Resulta sumamente conmovedor y eficaz para el lector o lectora, conocer a Stanislaw desde niño, cómo eran sus relaciones familiares, sus influencias y sus amores platónicos como por ejemplo hacia su bellísima «prima adorada», Konstancja Czartoryska, cuya familia es poseedora de una de las más grandes fortunas de Polonia. En realidad el rey era un romántico pero también «un manojo de nervios porque su madre le exigió demasiado». Gracias a su relación con el diplomático inglés sir Charles Hanbury Williams (amante asimismo de Catalina) lo introduce a gente invaluable, viaja a Francia y entiende mucho mejor el mundo, la corte, pero, sobre todo, la política.

Sé que no se hace, pero confieso que nunca antes había subrayado tanto un libro como lo hice con la novela El amante polaco. La narrativa, la estructura, la trama, la psicología de los personajes, el tono, la época, la exhaustiva investigación del siglo XVIII (Ucrania y Kiev están muy presentes); todo, todo me gustó, me interesó, me divirtió y aprendí muchísimo. He de decir que lo que más valoré de esta espléndida novela fueron los fragmentos autobiográficos de la autora, perfectamente bien intercalados a lo largo de la obra. Muchos de ellos me conmovieron hasta la médula por su honestidad y profundidad. Después de esta lectura tan enriquecedora en todos los aspectos, quiero más a Elena Poniatowska. Sin hipérbole, podría asegurar que, de todas sus obras, es su mejor libro. Si al decir de la autora que escribir esta obra la transformó, también a mí me transformó. Estoy segura de que si su antepasado Staniwlaw Poniatowski (familia que se remonta al año 843) leyera su biografía, nombraría a la princesa Elena Poniatowska, reina de Polonia. Algo me dice que hasta se parecen; como él, Elenita no sabe decir que no; como él, ella es sumamente ingenua; como para él, para ella «los árboles son de los pájaros y del viento»; como a él le impactaba la sabiduría de los campesinos, a Elena no nada más le impactan sino hasta les da voz; como al rey de Polonia, igualmente a Elena se le da fácilmente la culpabilidad; para Poniatowski y para Elena, su fe en los hombres es, así mismo, un inconveniente; el desprendimiento de ambos es igual; también Elena piensa como el rey: «Darle conciencia de sus derechos es la mejor manera de enseñarle al pueblo a pensar».

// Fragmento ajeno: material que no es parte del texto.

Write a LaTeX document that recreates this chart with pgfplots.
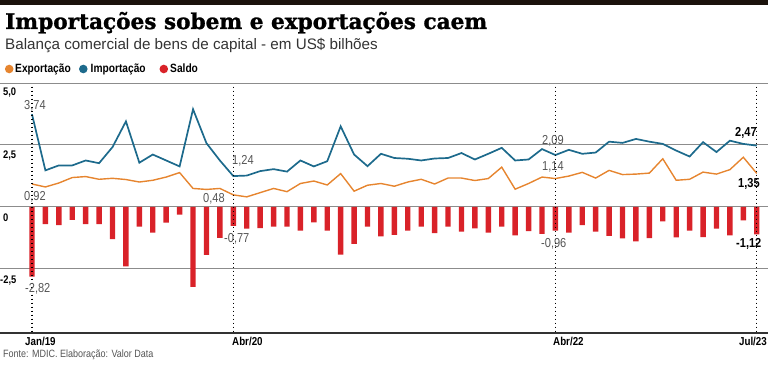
\documentclass[border=0pt]{standalone}
\usepackage{fontspec}
\setmainfont{Liberation Sans}
\newfontfamily\titlefont[BoldFeatures={FakeBold=1.2}]{DejaVu Serif}
\newfontfamily\condfont[FakeStretch=0.85]{Liberation Sans}
\usepackage{pgfplots}
\pgfplotsset{compat=1.18}
\usepackage{pgfplotstable}
\definecolor{expc}{HTML}{E6852F}
\definecolor{impc}{HTML}{1D6A8C}
\definecolor{salc}{HTML}{D92229}
\definecolor{gridgray}{HTML}{8C8C8C}
\definecolor{darkline}{HTML}{333333}
\definecolor{labgray}{HTML}{555555}
\definecolor{topbar}{HTML}{1B120C}
\pgfplotstableread{
idx exp imp sal
0 0.92 3.74 -2.82
1 0.80 1.47 -0.70
2 0.96 1.67 -0.74
3 1.18 1.67 -0.53
4 1.22 1.87 -0.70
5 1.11 1.76 -0.70
6 1.15 2.41 -1.31
7 1.10 3.45 -2.41
8 1.00 1.78 -0.80
9 1.07 2.11 -1.04
10 1.20 1.87 -0.64
11 1.38 1.63 -0.32
12 0.74 3.94 -3.24
13 0.70 2.57 -1.94
14 0.74 1.87 -1.26
15 0.48 1.24 -0.77
16 0.40 1.26 -0.88
17 0.57 1.44 -0.86
18 0.74 1.52 -0.80
19 0.61 1.42 -0.80
20 0.94 1.87 -0.96
21 1.04 1.63 -0.63
22 0.88 1.84 -0.96
23 1.34 3.25 -1.93
24 0.63 2.11 -1.50
25 0.87 1.64 -0.80
26 0.94 2.14 -1.20
27 0.83 1.97 -1.14
28 1.00 1.94 -0.96
29 1.11 1.87 -0.80
30 0.92 1.95 -1.07
31 1.16 1.97 -0.80
32 1.16 2.17 -1.00
33 1.06 1.91 -0.87
34 1.14 2.14 -1.04
35 1.60 2.38 -0.80
36 0.71 1.87 -1.16
37 0.94 1.91 -0.98
38 1.20 2.33 -1.10
39 1.14 2.09 -0.96
40 1.24 2.30 -1.04
41 1.39 2.14 -0.74
42 1.16 2.19 -1.00
43 1.47 2.63 -1.18
44 1.30 2.58 -1.28
45 1.32 2.74 -1.40
46 1.36 2.63 -1.27
47 1.94 2.54 -0.59
48 1.07 2.27 -1.24
49 1.11 2.03 -0.96
50 1.40 2.61 -1.23
51 1.32 2.21 -0.88
52 1.50 2.67 -1.16
53 2.00 2.54 -0.55
54 1.35 2.47 -1.12
}\datatable
\begin{document}
\begin{tikzpicture}[x=1pt,y=1pt]
\begin{axis}[at={(0pt,32pt)}, anchor=south west, scale only axis,
  width=768pt, height=250pt,
  xmin=-2.383, xmax=54.84, ymin=-5.1, ymax=5,
  axis line style={draw=none},
  xtick=\empty, ytick={-2.5,0,2.5,5}, yticklabels={},
  ymajorgrids, grid style={color=gridgray, line width=0.9pt},
  major tick length=0, clip=false]
\addplot[ybar, bar width=5.4pt, bar shift=0pt, fill=salc, draw=none] table[x=idx,y=sal]{\datatable};
\addplot[color=expc, line width=1.4pt, no marks] table[x=idx,y=exp]{\datatable};
\addplot[color=impc, line width=1.7pt, no marks] table[x=idx,y=imp]{\datatable};
\foreach \v in {0,15,39,54}{
  \edef\tmp{\noexpand\draw[black, line width=1.3pt, dash pattern=on 1.2pt off 2.8pt] (axis cs:\v,4.85) -- (axis cs:\v,-5.1);}
  \tmp
}
\draw[darkline, line width=1.4pt] (rel axis cs:0,0) -- (rel axis cs:1,0);
\end{axis}
% top bar and titles
\fill[topbar] (0,360) rectangle (768,365);
\node[anchor=base west, inner sep=0] at (5,336) {\titlefont\bfseries\fontsize{21.6}{22}\selectfont Importações sobem e exportações caem};
\node[anchor=base west, inner sep=0, text=darkline] at (5,315) {\fontsize{15.2}{15}\selectfont Balança comercial de bens de capital - em US\$ bilhões};
% legend
\fill[expc] (9.2,296) circle (4.3);
\node[anchor=base west, inner sep=0] at (15,292) {\condfont\bfseries\fontsize{12}{12}\selectfont Exportação};
\fill[impc] (83.3,296) circle (4.3);
\node[anchor=base west, inner sep=0] at (90.5,292) {\condfont\bfseries\fontsize{12}{12}\selectfont Importação};
\fill[salc] (163.8,296) circle (4.3);
\node[anchor=base west, inner sep=0] at (170,292) {\condfont\bfseries\fontsize{12}{12}\selectfont Saldo};
% y labels
\begin{scope}[every node/.style={anchor=base west, inner sep=0, font=\condfont\bfseries\fontsize{11}{11}\selectfont}]
\node at (3,270) {5,0};
\node at (3,207) {2,5};
\node at (3,144) {0};
\node at (0,82) {-2,5};
\end{scope}
% x labels
\begin{scope}[every node/.style={inner sep=0, font=\condfont\bfseries\fontsize{11.5}{11.5}\selectfont}]
\node[anchor=base west] at (25,20) {Jan/19};
\node[anchor=base west] at (232,20) {Abr/20};
\node[anchor=base west] at (553,20) {Abr/22};
\node[anchor=base east] at (767,20) {Jul/23};
\end{scope}
% data labels
\begin{scope}[every node/.style={anchor=west, inner sep=0, text=labgray, font=\condfont\fontsize{13}{13}\selectfont}]
\node at (24,259) {3,74};
\node at (24,168) {0,92};
\node at (25,76) {-2,82};
\node at (232,204) {1,24};
\node at (203,166) {0,48};
\node at (224,126) {-0,77};
\node at (542,224) {2,09};
\node at (542,198) {1,14};
\node at (541,121) {-0,96};
\end{scope}
\begin{scope}[every node/.style={anchor=west, inner sep=0, text=black, font=\condfont\bfseries\fontsize{13}{13}\selectfont}]
\node at (735,232) {2,47};
\node at (738,181) {1,35};
\node at (736,121) {-1,12};
\end{scope}
\node[anchor=base west, inner sep=0, text=labgray] at (3,8) {\condfont\fontsize{10.6}{10}\selectfont Fonte: MDIC. Elaboração: Valor Data};
\pgfresetboundingbox
\path[use as bounding box] (0,0) rectangle (768,365);
\end{tikzpicture}
\end{document}
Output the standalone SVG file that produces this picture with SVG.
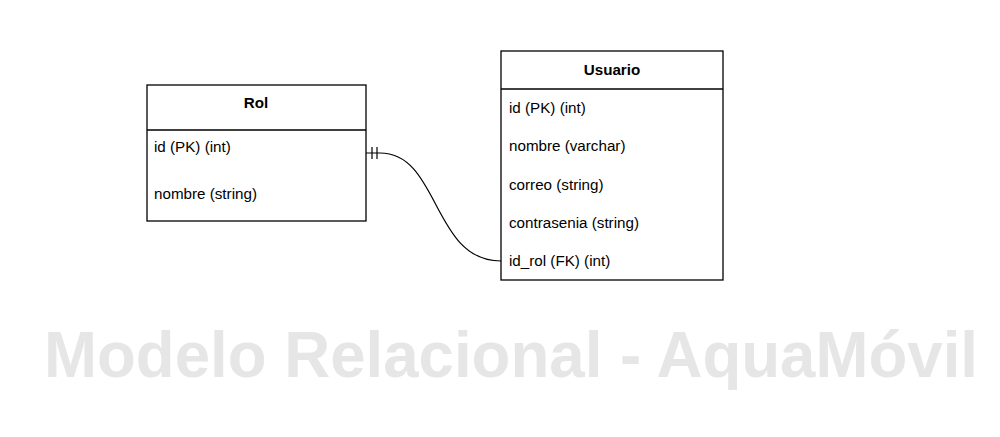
<svg xmlns="http://www.w3.org/2000/svg" width="1000" height="437" viewBox="0 0 1000 437">
<style>
.box{fill:#fff;stroke:#000;stroke-width:1.3}
.sep{stroke:#000;stroke-width:1.3}
.t{font-family:"Liberation Sans",Arial,sans-serif;font-size:15.2px;fill:#000;dominant-baseline:central}
.h{font-weight:bold;text-anchor:middle}
.edge{fill:none;stroke:#000;stroke-width:1.2}
.wm{font-family:"Liberation Sans",Arial,sans-serif;font-size:65px;font-weight:bold;fill:#E6E6E6}
</style>
<rect width="1000" height="437" fill="#fff"/>
<text class="wm" x="44" y="377" textLength="934" lengthAdjust="spacingAndGlyphs">Modelo Relacional - AquaMóvil</text>
<g id="connectors">
<path class="edge" d="M366 153 L380 153 C440 153 432 261 501 261"/>
<path class="edge" d="M372 147 V159 M377 147 V159"/>
</g>
<g id="rol">
<rect class="box" x="147" y="85" width="219" height="136"/>
<line class="sep" x1="147" y1="130" x2="366" y2="130"/>
<text class="t h" x="256" y="102">Rol</text>
<text class="t" x="154" y="146">id (PK) (int)</text>
<text class="t" x="154" y="193">nombre (string)</text>
</g>
<g id="usuario">
<rect class="box" x="501" y="51" width="222" height="229"/>
<line class="sep" x1="501" y1="89" x2="723" y2="89"/>
<text class="t h" x="612" y="69">Usuario</text>
<text class="t" x="509" y="107">id (PK) (int)</text>
<text class="t" x="509" y="145">nombre (varchar)</text>
<text class="t" x="509" y="184">correo (string)</text>
<text class="t" x="509" y="222">contrasenia (string)</text>
<text class="t" x="509" y="260">id_rol (FK) (int)</text>
</g>
</svg>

El 3 de mayo de 1791, día de la emisión de la nueva Constitución de Polonia, dice el rey: «Ese día creí que, a través de mí, la Providencia cumpliría los deseos de mis compatriotas… Gozaba yo de la confianza de mi nación y tenía la certeza de merecerla (…) ¿Por qué no morí después de esa fecha memorable? Habría visto a mi patria y a los polacos felices y concluido mi gestión con honor. He vivido demasiado».

El amante polaco murió triste, solo y muy incomprendido a pesar de haberle dado a Polonia tanto y tanto amor.

Gracias, queridísima Elena, por haberme presentado a este espléndido rey.